A Third Wheel No More?

Sophomore linebacker Ishaq Williams looks to join a pair of breakout classmates more often on the field, and in the offense's backfield, next fall.

Ishaq Williams did not display moments of utter dominance as a college freshman. Unlike fellow 2011 early enrollee Aaron Lynch, Williams didn't lead the team in sacks or QB hurries or moments of fan-inducing frenzy.

He didn't star in his role vs. USC and Michigan State like classmate George Atkinson III and he's not the front seven defender everyone has tagged for an NFL paycheck like Stephon Tuitt.

In other words, he was like 90 percent of the freshmen football players across the country last season.

"Just (re)watching last season and how I contributed. It wasn't as much as I wanted," Williams said after playing in 11 games but recording just six stops. "I just understood that last year I didn't do as well as I should have. I came out and thought about what I needed to do better. Now I understand my job better so I can go out there and work every day."

The former 5-star prospect was the first member of his class to hit the field, appearing as the lone freshman on the kickoff return team for the season's opening boot. He logged solid rotation time vs. South Florida that day and the following weekend in Ann Arbor, but meaningful scrimmage appearances thereafter were few and far between.

That is, until he appeared in the red zone during crunch time vs. Florida State in the Champs Sports bowl.

"Maybe toward the end of the season when I didn't get to contribute to the team as much as I wanted to, so I came out here made better effort," Williams said of his focus this spring. "The biggest thing was effort. Then understanding what I have to do.

"I understand my jobs better. I understand the defense and football better. I feel more comfortable in the system to do my job to the best of my ability."

Well-suited for his role

Williams' job is Cat linebacker and, partly due to the absence of junior Prince Shembo (foot injury), Williams has been running with the first unit for the bulk of spring ball. Assuming consistent effort continues, the pair will likely work in congress next fall in the team's base defense and both be on the field as pass rushers in long-yardage situations.

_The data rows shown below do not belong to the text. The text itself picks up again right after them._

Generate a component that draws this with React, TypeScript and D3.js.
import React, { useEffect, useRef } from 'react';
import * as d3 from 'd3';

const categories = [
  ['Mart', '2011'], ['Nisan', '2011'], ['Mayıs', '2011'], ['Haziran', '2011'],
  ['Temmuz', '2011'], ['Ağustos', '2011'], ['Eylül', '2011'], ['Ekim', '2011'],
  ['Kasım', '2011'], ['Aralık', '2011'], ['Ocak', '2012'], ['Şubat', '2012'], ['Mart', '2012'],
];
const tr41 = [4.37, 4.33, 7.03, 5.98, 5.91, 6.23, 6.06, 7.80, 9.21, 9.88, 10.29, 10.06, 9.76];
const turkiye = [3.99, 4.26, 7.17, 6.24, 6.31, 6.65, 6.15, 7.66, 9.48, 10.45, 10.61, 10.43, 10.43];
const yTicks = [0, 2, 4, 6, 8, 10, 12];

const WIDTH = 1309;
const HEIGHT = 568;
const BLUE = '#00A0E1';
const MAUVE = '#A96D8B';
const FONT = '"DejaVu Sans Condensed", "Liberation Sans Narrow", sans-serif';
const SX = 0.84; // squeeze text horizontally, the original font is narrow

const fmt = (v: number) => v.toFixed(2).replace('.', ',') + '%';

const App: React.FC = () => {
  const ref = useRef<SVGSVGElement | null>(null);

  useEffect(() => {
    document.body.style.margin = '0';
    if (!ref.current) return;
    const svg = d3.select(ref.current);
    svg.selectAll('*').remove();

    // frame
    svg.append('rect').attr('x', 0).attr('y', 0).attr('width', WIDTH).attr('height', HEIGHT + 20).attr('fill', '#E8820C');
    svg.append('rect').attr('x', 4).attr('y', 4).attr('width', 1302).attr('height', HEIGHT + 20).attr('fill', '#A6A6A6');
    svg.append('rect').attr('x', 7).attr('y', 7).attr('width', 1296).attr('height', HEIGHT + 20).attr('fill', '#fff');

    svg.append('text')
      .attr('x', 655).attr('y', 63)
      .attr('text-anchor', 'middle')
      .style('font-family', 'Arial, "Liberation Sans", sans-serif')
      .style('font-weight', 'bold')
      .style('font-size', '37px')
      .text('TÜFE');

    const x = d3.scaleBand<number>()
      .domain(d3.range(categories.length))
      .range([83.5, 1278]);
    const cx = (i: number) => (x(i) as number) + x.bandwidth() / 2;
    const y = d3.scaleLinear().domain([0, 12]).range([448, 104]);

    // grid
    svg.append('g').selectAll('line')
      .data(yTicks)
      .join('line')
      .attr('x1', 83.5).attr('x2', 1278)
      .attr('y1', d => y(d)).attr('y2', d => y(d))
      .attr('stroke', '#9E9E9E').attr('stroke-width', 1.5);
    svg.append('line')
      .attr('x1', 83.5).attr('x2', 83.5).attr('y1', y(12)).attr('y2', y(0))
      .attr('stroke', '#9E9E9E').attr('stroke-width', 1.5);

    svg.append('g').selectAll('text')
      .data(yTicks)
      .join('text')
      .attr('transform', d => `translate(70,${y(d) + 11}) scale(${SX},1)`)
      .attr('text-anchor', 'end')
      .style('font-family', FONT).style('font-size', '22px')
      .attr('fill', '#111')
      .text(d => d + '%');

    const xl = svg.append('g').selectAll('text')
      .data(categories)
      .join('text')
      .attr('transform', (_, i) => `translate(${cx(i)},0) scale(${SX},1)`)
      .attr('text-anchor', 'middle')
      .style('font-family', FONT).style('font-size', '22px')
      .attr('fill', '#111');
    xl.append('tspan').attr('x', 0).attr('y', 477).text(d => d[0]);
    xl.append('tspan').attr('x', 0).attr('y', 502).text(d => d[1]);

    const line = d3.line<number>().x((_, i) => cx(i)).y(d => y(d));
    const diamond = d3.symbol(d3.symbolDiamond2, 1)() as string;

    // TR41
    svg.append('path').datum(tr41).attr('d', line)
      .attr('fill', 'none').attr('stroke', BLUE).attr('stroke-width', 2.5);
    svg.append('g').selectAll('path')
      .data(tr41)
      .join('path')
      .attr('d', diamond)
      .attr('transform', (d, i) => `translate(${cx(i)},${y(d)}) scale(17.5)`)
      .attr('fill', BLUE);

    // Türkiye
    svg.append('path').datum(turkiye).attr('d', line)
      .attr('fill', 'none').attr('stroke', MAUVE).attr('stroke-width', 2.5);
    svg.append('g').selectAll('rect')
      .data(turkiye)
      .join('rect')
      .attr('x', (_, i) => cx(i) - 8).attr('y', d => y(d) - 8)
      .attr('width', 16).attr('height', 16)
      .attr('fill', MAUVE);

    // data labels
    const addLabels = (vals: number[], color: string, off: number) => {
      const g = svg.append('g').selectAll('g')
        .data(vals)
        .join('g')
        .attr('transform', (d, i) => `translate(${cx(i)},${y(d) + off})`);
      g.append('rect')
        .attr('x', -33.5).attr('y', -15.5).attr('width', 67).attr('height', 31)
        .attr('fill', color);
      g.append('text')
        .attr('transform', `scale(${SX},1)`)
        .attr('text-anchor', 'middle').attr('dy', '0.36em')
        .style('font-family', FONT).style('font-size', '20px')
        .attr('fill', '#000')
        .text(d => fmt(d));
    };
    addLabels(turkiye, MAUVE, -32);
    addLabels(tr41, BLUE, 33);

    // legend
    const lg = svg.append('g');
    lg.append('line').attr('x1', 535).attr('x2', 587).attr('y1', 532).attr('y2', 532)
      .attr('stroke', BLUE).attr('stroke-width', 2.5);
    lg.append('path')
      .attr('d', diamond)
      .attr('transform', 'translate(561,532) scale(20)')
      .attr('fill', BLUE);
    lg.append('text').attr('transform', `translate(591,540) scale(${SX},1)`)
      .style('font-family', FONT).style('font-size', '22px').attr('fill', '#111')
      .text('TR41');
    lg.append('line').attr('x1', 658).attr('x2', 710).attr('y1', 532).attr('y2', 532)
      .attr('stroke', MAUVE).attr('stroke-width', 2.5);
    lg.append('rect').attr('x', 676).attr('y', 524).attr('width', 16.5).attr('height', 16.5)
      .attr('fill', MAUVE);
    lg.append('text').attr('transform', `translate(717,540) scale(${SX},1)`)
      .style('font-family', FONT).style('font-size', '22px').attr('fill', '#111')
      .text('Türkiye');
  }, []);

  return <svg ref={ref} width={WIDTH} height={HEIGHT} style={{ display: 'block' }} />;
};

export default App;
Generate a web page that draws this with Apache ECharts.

"I like to rush the passer and the fact that I can do that as a (4-3) DE," he noted of the defense's oft-shifting front.

The aforementioned Tuitt has noticed a change in his classmate's approach as well.

"If he wanted to be at the competitive level with Aaron (Lynch) and me, he had to jump right on it," Tuitt offered. "And he's awesome."

Head coach Brian Kelly has seen flashes of Williams' potential; Kelly did little to hide his enthusiasm at the prospects of Williams filling a front seven role.

"He's getting there. He's getting there," Kelly said. "The light is starting to go on. There were a couple instances today where he was matched up with Troy Niklas – its exciting stuff. He has to do it consistently but we know what he's capable of when it starts to come together."

Williams' current goal isn't to start. It's to practice like he'll eventually play.

It's a different competitive level (1 vs. 2). But everyone's competing, so either way, you're getting good work.

"I don't want to think like that," he noted of his current first team status. "I just need to get better and get ready to play every day. Just learning how to practice helps you learn how to play. You have to give 100 percent.

"Last year, I was young, and now I see how stuff is done around here," he continued. "So basically, I'm more comfortable now with the defense and what's expected of me."

Consistent effort and production is the expectation of every defender in Bob Diaco's defense. If Williams can harness the former, the latter is sure to follow.